Tax evasion hurting IKA

As debts in the country’s pension system continue to grow, workers from Greece’s largest social security fund, IKA, said yesterday that it is missing out on 1.8 billion euros annually from businesses that dodge the contributions they are required to make. The workers’ group, POSE-IKA, said that roughly one in seven businesses this year have failed to register with IKA and that one in six workers remains uninsured. Unionists said that another 3 billion euros was owed to IKA by private businesses which had not been able to clear their outstanding debt to the fund. If these issues were tackled, then IKA’s finances would be balanced and there would be no cause for alarm, said POSE-IKA President Christos Kokkalis. Finance Minister Giorgos Alogoskoufis said earlier this month that the mounting deficit in the social security system is expected to balloon to 400 billion euros by 2050, resulting in pension funds requiring a large chunk of the annual budget to remain afloat. The government has started looking at changes needed to the pension system but has stressed that nothing will be implemented until after the next national elections, which are due by March 2008. Kokkalis said that of the 13 IKA centers responsible for checking on businesses, only four operate, with low staff numbers. Personnel shortages are IKA’s biggest problem as it has 3,570 vacancies when the total payroll should include 12,448 people, the union added.
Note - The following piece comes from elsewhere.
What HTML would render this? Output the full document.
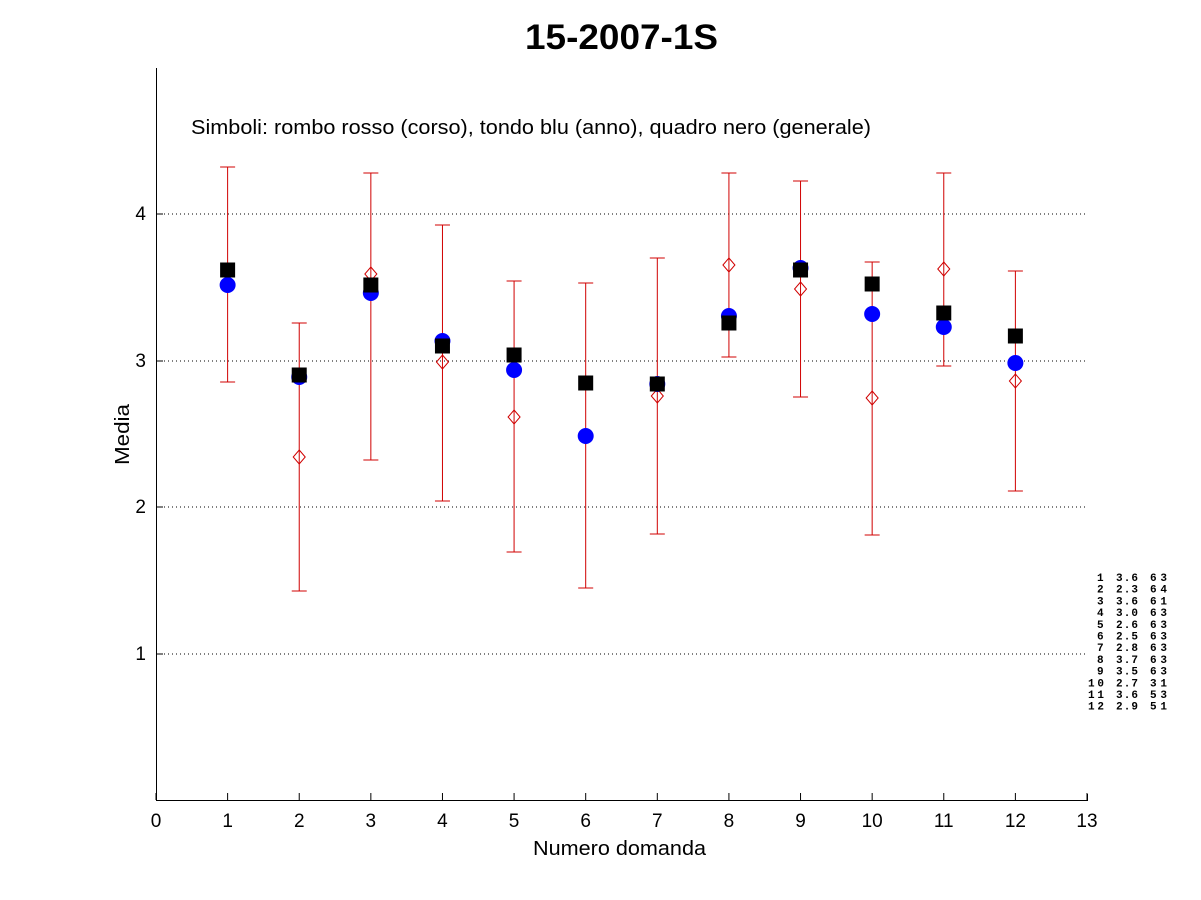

Checks conducted on 6,090 business in the first four months of the year found that about one in seven employers had not registered their details with IKA. Among the 15,833 employees checked on, 2,686 of them were found to be uninsured – around one in six. The debts owed to IKA are also rising fast. In 2002, total debts owed to the fund reached 2.2 billion euros while this amount is currently estimated to have jumped to 3 billion euros.